We're shooting for a May 1 release for Windows with the Mac and DOS 6 weeks behind and VAX/Sun a month after that. We're aiming for the stars: encryption, time/date stamps, signatures, message digests, etc. all based on Blowfish. We're doing a core engine with APIs, a standardized file format, and extensability for other developers. We're very committed to making the spec including the API and file format VERY PUBLIC. Like I said, we're aiming high.
So yes, if we're successful Blowfish should be taken more seriously. And yes, when I outlined the above to the NSA while asking for an export permit, I was met with silence on the phone. I can't wait to meet with them mid-May when they come out to visit. My sense is that some junior level person(s) looked at Blowfish when Bruce originally published it in Dr. Dobb's and that their report was filed away waiting for the day when someone actually used it in the real world.

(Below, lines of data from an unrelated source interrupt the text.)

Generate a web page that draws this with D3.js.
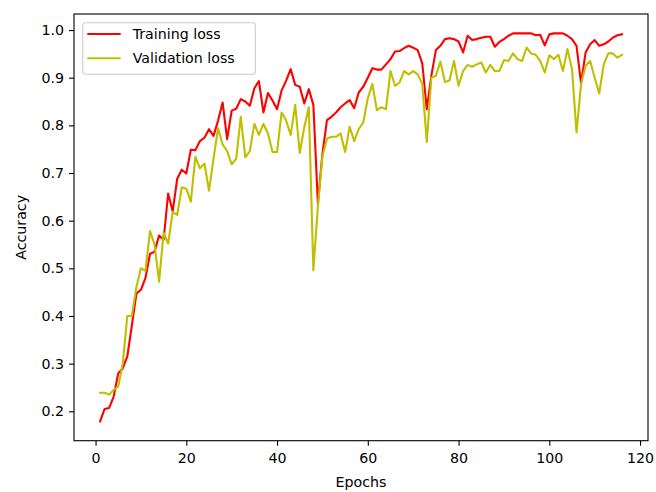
<!DOCTYPE html>
<html>
<head>
<meta charset="utf-8">
<script src="https://cdn.jsdelivr.net/npm/d3@7"></script>
<style>
  html, body { margin: 0; padding: 0; background: #fff; overflow: hidden; }
  svg { display: block; }
  text { font-family: "DejaVu Sans", sans-serif; }
</style>
</head>
<body>
<div id="chart"></div>
<script>
// accuracy per epoch
const trainAcc = [
  0.179, 0.205, 0.207, 0.231, 0.280, 0.290, 0.315, 0.380, 0.447, 0.455,
  0.480, 0.530, 0.535, 0.569, 0.560, 0.657, 0.620, 0.688, 0.707, 0.699,
  0.749, 0.748, 0.767, 0.774, 0.792, 0.778, 0.810, 0.848, 0.771, 0.831,
  0.835, 0.855, 0.850, 0.841, 0.878, 0.893, 0.827, 0.868, 0.852, 0.834,
  0.873, 0.894, 0.918, 0.885, 0.881, 0.846, 0.876, 0.843, 0.636, 0.740,
  0.811, 0.818, 0.827, 0.838, 0.846, 0.853, 0.836, 0.869, 0.881, 0.900,
  0.920, 0.917, 0.917, 0.928, 0.939, 0.955, 0.956, 0.962, 0.967, 0.963,
  0.958, 0.930, 0.834, 0.904, 0.958, 0.967, 0.981, 0.983, 0.981, 0.976,
  0.953, 0.988, 0.979, 0.981, 0.984, 0.986, 0.986, 0.965, 0.975, 0.981,
  0.988, 0.993, 0.993, 0.993, 0.993, 0.993, 0.989, 0.990, 0.968, 0.991,
  0.993, 0.993, 0.993, 0.988, 0.981, 0.967, 0.888, 0.953, 0.970, 0.979,
  0.967, 0.970, 0.976, 0.984, 0.989, 0.991
];
const valAcc = [
  0.239, 0.239, 0.235, 0.245, 0.252, 0.300, 0.400, 0.400, 0.461, 0.500,
  0.495, 0.578, 0.550, 0.472, 0.575, 0.552, 0.618, 0.612, 0.670, 0.667,
  0.640, 0.734, 0.710, 0.720, 0.663, 0.730, 0.794, 0.760, 0.746, 0.718,
  0.730, 0.818, 0.733, 0.746, 0.803, 0.780, 0.803, 0.783, 0.744, 0.744,
  0.827, 0.810, 0.780, 0.843, 0.742, 0.796, 0.838, 0.496, 0.630, 0.735,
  0.772, 0.776, 0.776, 0.783, 0.744, 0.797, 0.767, 0.792, 0.806, 0.857,
  0.887, 0.832, 0.838, 0.834, 0.914, 0.883, 0.890, 0.914, 0.907, 0.914,
  0.907, 0.887, 0.765, 0.900, 0.904, 0.934, 0.891, 0.894, 0.935, 0.883,
  0.914, 0.927, 0.923, 0.928, 0.932, 0.911, 0.927, 0.914, 0.914, 0.937,
  0.935, 0.951, 0.939, 0.935, 0.963, 0.951, 0.948, 0.935, 0.911, 0.947,
  0.939, 0.948, 0.914, 0.960, 0.918, 0.785, 0.887, 0.925, 0.935, 0.900,
  0.867, 0.928, 0.951, 0.951, 0.942, 0.948
];
const epochs = trainAcc.map((d, i) => i + 1);
const xTicks = [0, 20, 40, 60, 80, 100, 120];
const yTicks = [0.2, 0.3, 0.4, 0.5, 0.6, 0.7, 0.8, 0.9, 1.0];
const seriesNames = ["Training loss", "Validation loss"];
const seriesColors = ["#ff0000", "#bfbf00"];

const width = 656, height = 492;
const margin = { left: 74, right: 8, top: 14, bottom: 51.3 };
const innerWidth = width - margin.left - margin.right;
const innerHeight = height - margin.top - margin.bottom;
const fontSize = 14.2;

const svg = d3.select("#chart").append("svg")
  .attr("width", width)
  .attr("height", height);
const g = svg.append("g")
  .attr("transform", `translate(${margin.left},${margin.top})`);

// matplotlib style 5% padding
const xPad = (d3.max(epochs) - d3.min(epochs)) * 0.05;
const xScale = d3.scaleLinear()
  .domain([d3.min(epochs) - xPad, d3.max(epochs) + xPad])
  .range([0, innerWidth]);
const allVals = trainAcc.concat(valAcc);
const yPad = (d3.max(allVals) - d3.min(allVals)) * 0.05;
const yScale = d3.scaleLinear()
  .domain([d3.min(allVals) - yPad, d3.max(allVals) + yPad])
  .range([innerHeight, 0]);

//axis
const xAxis = g.append("g")
  .attr("transform", `translate(0,${innerHeight})`)
  .call(d3.axisBottom(xScale).tickValues(xTicks).tickSize(5).tickPadding(7.5).tickFormat(d3.format("d")));
const yAxis = g.append("g")
  .call(d3.axisLeft(yScale).tickValues(yTicks).tickSize(5).tickPadding(5).tickFormat(d3.format(".1f")));
[xAxis, yAxis].forEach((a) => {
  a.select(".domain").remove();
  a.selectAll("line").attr("stroke", "#000").attr("stroke-width", 1.1);
  a.selectAll("text").attr("fill", "#000").style("font-size", fontSize + "px")
    .style("font-family", "DejaVu Sans");
});

// lines
const line = (vals) => d3.line()
  .x((d, i) => xScale(epochs[i]))
  .y((d) => yScale(d))(vals);
[trainAcc, valAcc].forEach((vals, i) => {
  g.append("path")
    .attr("d", line(vals))
    .attr("fill", "none")
    .attr("stroke", seriesColors[i])
    .attr("stroke-width", 2.1)
    .attr("stroke-linejoin", "round")
    .attr("stroke-linecap", "square");
});

// frame
g.append("rect")
  .attr("width", innerWidth)
  .attr("height", innerHeight)
  .attr("fill", "none")
  .attr("stroke", "#000")
  .attr("stroke-width", 1.1);

//label
g.append("text")
  .attr("transform", `translate(${innerWidth / 2},${innerHeight + 46})`)
  .text("Epochs")
  .style("text-anchor", "middle")
  .style("font-size", fontSize + "px");
g.append("text")
  .attr("transform", `translate(-48,${innerHeight / 2}) rotate(-90)`)
  .text("Accuracy")
  .style("text-anchor", "middle")
  .style("font-size", fontSize + "px");

// legend
const legend = g.append("g").attr("transform", "translate(8.7,8.7)");
legend.append("rect")
  .attr("width", 172.6)
  .attr("height", 51.6)
  .attr("rx", 2.8)
  .attr("fill", "#fff")
  .attr("fill-opacity", 0.8)
  .attr("stroke", "#cccccc")
  .attr("stroke-width", 1.1);
seriesNames.forEach((name, i) => {
  const y = 11.3 + i * 24.3;
  legend.append("line")
    .attr("x1", 4.6).attr("x2", 38)
    .attr("y1", y).attr("y2", y)
    .attr("stroke", seriesColors[i])
    .attr("stroke-width", 2.1);
  legend.append("text")
    .attr("x", 50)
    .attr("y", y + 5)
    .text(name)
    .style("font-size", fontSize + "px");
});
</script>
</body>
</html>
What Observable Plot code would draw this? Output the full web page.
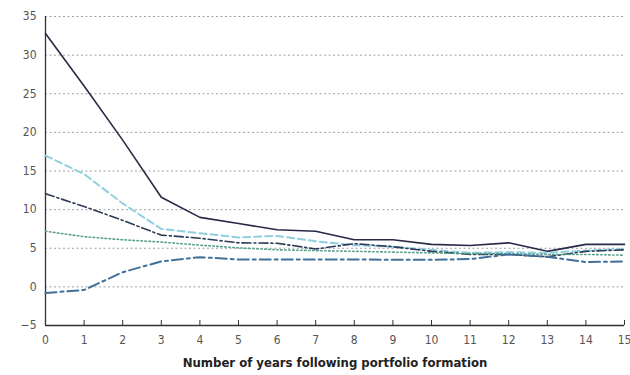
<!DOCTYPE html>
<html>
<head>
<meta charset="utf-8">
<script src="https://cdn.jsdelivr.net/npm/d3@7"></script>
<script src="https://cdn.jsdelivr.net/npm/@observablehq/plot@0.6"></script>
<style>
  html, body { margin: 0; padding: 0; background: #fff; }
  #chart { width: 630px; height: 375px; }
  svg { font-family: "Liberation Sans Narrow", "DejaVu Sans Condensed", "Liberation Sans", sans-serif; }
</style>
</head>
<body>
<div id="chart"></div>
<script>
const years = [0,1,2,3,4,5,6,7,8,9,10,11,12,13,14,15];
const yTicks = [-5,0,5,10,15,20,25,30,35];
const xLabel = "Number of years following portfolio formation";

const seriesNames = ["s1","s2","s3","s4","s5"];
const s1 = [32.8,26.0,19.0,11.6,9.0,8.2,7.4,7.2,6.1,6.1,5.5,5.35,5.7,4.6,5.5,5.5];
const s2 = [17.0,14.6,10.8,7.5,6.95,6.4,6.6,5.9,5.4,5.2,4.8,4.4,4.5,4.4,4.7,4.9];
const s3 = [12.05,10.4,8.6,6.7,6.3,5.7,5.65,4.9,5.6,5.2,4.6,4.2,4.2,3.9,4.6,4.8];
const s4 = [7.2,6.5,6.1,5.8,5.4,5.05,4.8,4.7,4.6,4.5,4.4,4.3,4.3,4.2,4.2,4.1];
const s5 = [-0.8,-0.4,1.9,3.3,3.85,3.55,3.55,3.55,3.55,3.5,3.5,3.6,4.2,3.9,3.2,3.3];

const colors = ["#262a46","#8fd0e0","#2f3b55","#5b9e8e","#41709a"];
const dashes = [null,"7,4","9,3,2,3","1.5,2.5","11,4,3,4"];
const widths = [1.6,2,1.6,1.6,2];

const allSeries = [s1,s2,s3,s4,s5];
const marks = [
  Plot.ruleY(yTicks.filter(d => d > -5), {stroke: "#888", strokeDasharray: "2,2.5", strokeWidth: 0.8}),
  Plot.ruleY([-5], {stroke: "#333", strokeWidth: 1.3}),
  Plot.ruleX([0], {stroke: "#333", strokeWidth: 1.3}),
  Plot.ruleX(years.filter(d => d > 0), {x: d => d, y1: -5, y2: -4.35, stroke: "#333", strokeWidth: 1}),
  Plot.axisY(yTicks, {tickSize: 0, tickPadding: 9, fontSize: 12, color: "#555", label: null}),
  Plot.axisX(years, {tickSize: 0, tickPadding: 10, fontSize: 12, color: "#555", label: null}),
  Plot.text([xLabel], {frameAnchor: "bottom", dy: 41, fontSize: 13, fontWeight: "bold", fill: "#222", x: 7.5})
];
allSeries.forEach((s, i) => {
  const data = years.map((y, j) => ({year: y, value: s[j], name: seriesNames[i]}));
  marks.push(Plot.line(data, {x: "year", y: "value", stroke: colors[i], strokeWidth: widths[i], strokeDasharray: dashes[i]}));
});

const chart = Plot.plot({
  width: 630,
  height: 375,
  marginLeft: 45,
  marginRight: 6,
  marginTop: 16,
  marginBottom: 50,
  x: {domain: [0, 15]},
  y: {domain: [-5, 35]},
  style: {background: "#fff"},
  marks
});
document.getElementById("chart").appendChild(chart);
</script>
</body>
</html>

Our marketing tag ("Encryption software so good, the Feds won't let us export it.") may well become a self-fulfilling prophecy. But that's OK because having others adopt carrick is our real goal. Building up a strong U.S. user base is OK while we wrestle with the NSA over how big a key length we can export. Their initial response was that 40-bit keys were specific to RC2 and RC4 and that Blowfish was another kettle of fish (bad pun intended).
Either way we're going to publish an extensive FAQ on carrick that should allow someone to not only work with carick but perhaps clone our efforts. IANAL but my understanding is that publishing such a document, with or without source code, and making it publicly available to non-U.S. citizens is perfectly legal.
So NSA if you're reading this: This may be yet another example of locking the barn door after the genie is out of the bottle. Prohibiting us from exporting carrick the product is pointless if we're allowed to fully document carrick the API and file spec.